Editorial: In bail, the right balance is king
In ensuring human rights always prevail, they must appear to remain consistent when granting bail
Many rightly find it incomprehensible how an accused person appearing to be making very little effort to abide by court-imposed conditions could be granted bail again and again. Indeed, the Lilu King saga gives rise to grave concern but it also brings to the fore two delicate issues: a person’s right to liberty and chronic court delays.
Judges and magistrates often find themselves between a rock and a hard place faced with the principle that liberty is the rule and its deprivation the exception. Balancing individual rights with public safety and not compromising justice is no mean feat, especially when the justice delivery chain faces so many problems.
Human rights must, of course, prevail. However, fears by society that discrimination could favour bad apples must be allayed, notably by the three institutions empowered to enforce the law.
Giving the judiciary the tools, the resources and the funds needed to keep up with the workload is a sine qua non. It will be a long journey, but every journey starts with the first step. Sadly, that significant step forward has yet to be made.
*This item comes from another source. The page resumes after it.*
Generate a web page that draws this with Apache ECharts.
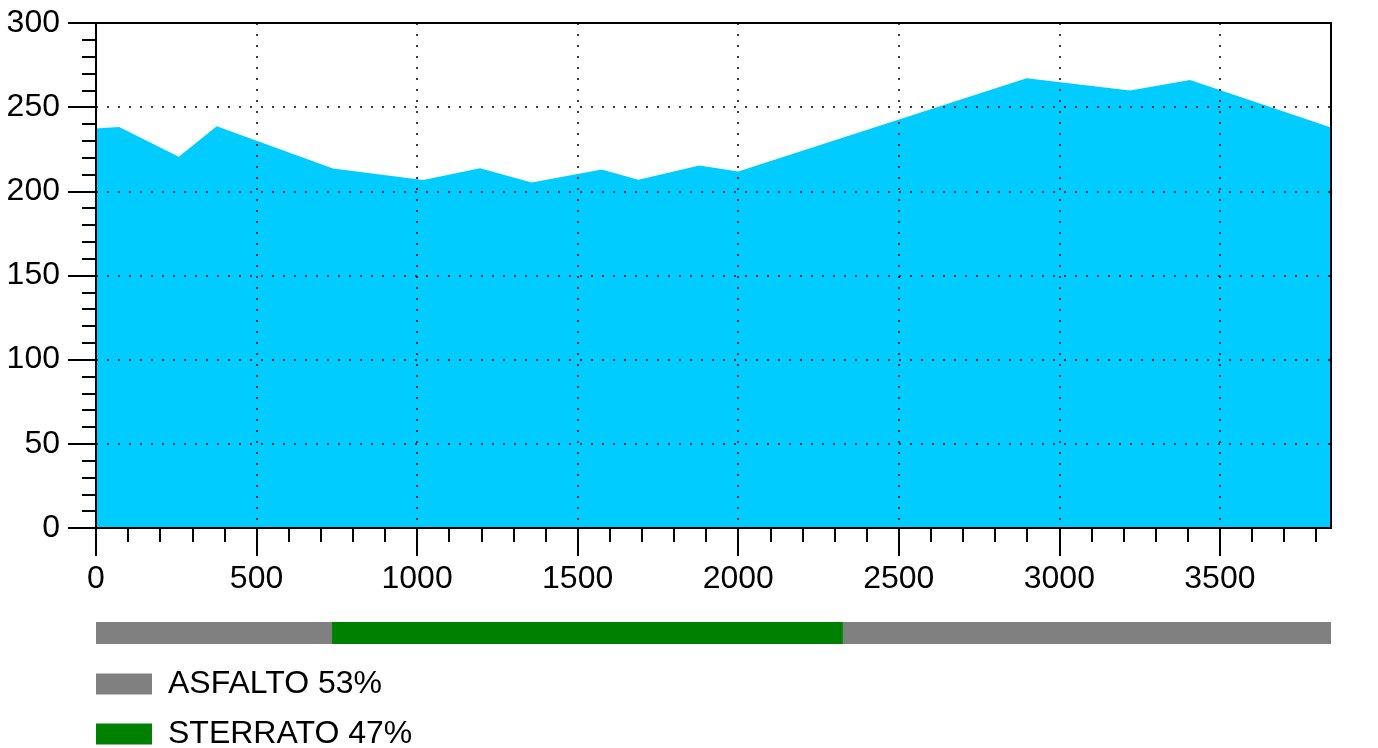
<!DOCTYPE html>
<html>
<head>
<meta charset="utf-8">
<script src="https://cdn.jsdelivr.net/npm/echarts@6/dist/echarts.min.js"></script>
<style>
html,body{margin:0;padding:0;background:#fff;}
#chart{width:1378px;height:748px;}
</style>
</head>
<body>
<div id="chart"></div>
<script>
// distance (m) and elevation (m) of the profile
const distances = [0, 72, 258, 376, 738, 1019, 1196, 1357, 1575, 1689, 1879, 2000, 2898, 3220, 3407, 3846];
const elevations = [237.4, 238.2, 220.6, 238.6, 213.5, 206.7, 213.7, 205.2, 212.9, 206.9, 215.3, 211.8, 267.2, 259.9, 266.2, 237.9];
// surface segments [start, end]
const asphaltSegments = [[0, 735], [2326, 3846]];
const dirtSegments = [[735, 2326]];
const legendNames = ['ASFALTO 53%', 'STERRATO 47%'];
// axis ticks
const xMajorTicks = [0, 500, 1000, 1500, 2000, 2500, 3000, 3500];
const xMinorTicks = [100, 200, 300, 400, 600, 700, 800, 900, 1100, 1200, 1300, 1400, 1600, 1700, 1800, 1900, 2100, 2200, 2300, 2400, 2600, 2700, 2800, 2900, 3100, 3200, 3300, 3400, 3600, 3700, 3800];
const xMax = 3846;

const FONT = '"Liberation Sans", Arial, sans-serif';
const FS = 32;
const chart = echarts.init(document.getElementById('chart'), null, {renderer: 'canvas'});

function segRender(params, api) {
  const p0 = api.coord([api.value(0), 1]);
  const p1 = api.coord([api.value(1), 0]);
  return {
    type: 'rect',
    shape: {x: p0[0], y: p0[1], width: p1[0] - p0[0], height: p1[1] - p0[1]},
    style: {fill: api.visual('color')}
  };
}

function legendAt(name, top) {
  return {
    orient: 'vertical', left: 96, top: top, icon: 'rect', padding: 0,
    itemWidth: 56, itemHeight: 21,
    data: [name],
    textStyle: {fontFamily: FONT, fontSize: FS, color: '#000', padding: [0, 0, 0, 11]}
  };
}

const option = {
  animation: false,
  backgroundColor: '#fff',
  grid: [
    {left: 96, right: 47, top: 23, bottom: 220, show: true, borderColor: '#000', borderWidth: 2, backgroundColor: 'transparent', z: 10},
    {left: 96, right: 47, top: 622, height: 22}
  ],
  legend: [legendAt(legendNames[0], 668), legendAt(legendNames[1], 718)],
  xAxis: [
    {
      type: 'value', gridIndex: 0, min: 0, max: xMax, interval: 500, z: 10,
      axisLine: {show: true, lineStyle: {color: '#000', width: 2}},
      axisTick: {show: true, length: 28, customValues: xMajorTicks, lineStyle: {color: '#000', width: 2}},
      axisLabel: {show: true, customValues: xMajorTicks, margin: 35, color: '#000', fontFamily: FONT, fontSize: FS, formatter: v => String(v)},
      splitLine: {show: true, lineStyle: {color: '#000', width: 1.5, type: [2, 9]}},
      minorTick: {show: false}
    },
    {
      type: 'value', gridIndex: 0, min: 0, max: xMax, interval: 100, position: 'bottom', z: 10,
      axisLine: {show: false},
      axisTick: {show: true, length: 14, customValues: xMinorTicks, lineStyle: {color: '#000', width: 2}},
      axisLabel: {show: false},
      splitLine: {show: false}
    },
    {type: 'value', gridIndex: 1, min: 0, max: xMax, show: false}
  ],
  yAxis: [
    {
      type: 'value', gridIndex: 0, min: 0, max: 300, interval: 50, z: 10,
      axisLine: {show: true, lineStyle: {color: '#000', width: 2}},
      axisTick: {show: true, length: 28, lineStyle: {color: '#000', width: 2}},
      minorTick: {show: true, splitNumber: 5, length: 14, lineStyle: {color: '#000', width: 2}},
      axisLabel: {margin: 36, color: '#000', fontFamily: FONT, fontSize: FS, formatter: v => String(v)},
      splitLine: {show: true, lineStyle: {color: '#000', width: 1.5, type: [2, 9]}}
    },
    {type: 'value', gridIndex: 1, min: 0, max: 1, show: false}
  ],
  series: [
    {
      type: 'line', xAxisIndex: 0, yAxisIndex: 0, z: 1,
      data: distances.map((d, i) => [d, elevations[i]]),
      symbol: 'none', silent: true,
      lineStyle: {width: 0, color: '#00CCFF'},
      areaStyle: {color: '#00CCFF', opacity: 1}
    },
    {
      name: legendNames[0], type: 'custom', xAxisIndex: 2, yAxisIndex: 1,
      itemStyle: {color: '#808080'}, renderItem: segRender,
      data: asphaltSegments, encode: {x: [0, 1]}
    },
    {
      name: legendNames[1], type: 'custom', xAxisIndex: 2, yAxisIndex: 1,
      itemStyle: {color: '#008000'}, renderItem: segRender,
      data: dirtSegments, encode: {x: [0, 1]}
    }
  ]
};
chart.setOption(option);
</script>
</body>
</html>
This very much depends on politicians or, rather, the government of the day. They must stop passing the buck, deciding in five-year cycles – if that long.
But, beyond that imperative, the judiciary, the court administration and all officers of the court, including, of course, lawyers and prosecutors, must resolve to avoid annoying situations like the one mentioned above.
There certainly needs to be more discipline in the manner proceedings before the court progress. Instances of judges and magistrates rebuking the prosecution – both the attorney general and the police – for undue delays are not rare.
One also expects better coordination between the attorney general and the police when reacting to requests for bail. This, especially, since it is now attorney general lawyers who conduct the prosecution in serious crimes before the magistrates’ court, assisted by the police, admittedly. In the notorious Lilu King case, the police prosecuting officer did not object to bail though the attorney general did.
Instances of defence lawyers not showing up or repeatedly asking for adjournments due to some other “more urgent case”, thus lengthening the process, are certainly not an exception. Most legal practitioners nowadays operate within a firm, which makes sharing ‘jobs’ more feasible.
At the end of the day, it is the presiding judge or magistrate who must exercise discipline in the courtroom. It is them who have to expedite – not rush – proceedings by vehemently objecting to any waste of time.
In ensuring human rights always prevail, they must appear to remain consistent when granting bail. Often, the court refuses bail on grounds that the accused is considered to be unreliable, hence, fuelling fear of absconding or reoffending.
Questions arise in Lilu King’s repeated granting of bail and one is justified suspecting there is more than meets the eye. He is facing very serious charges and, yet, magistrates still agreed to bail even after conditions imposed were breached and the police did not object. He was even given permission to remain outdoors beyond a court-imposed curfew to watch a boxing game.
Nobody is advocating removing bail, which remains a legal tool and a human rights safeguard. However, for society’s sake and even that of the accused, a robust effort must urgently be done to attack the core issue: court delays. In the meantime, discipline, coordination and consistency need to be conspicuous in every bail request and decision made.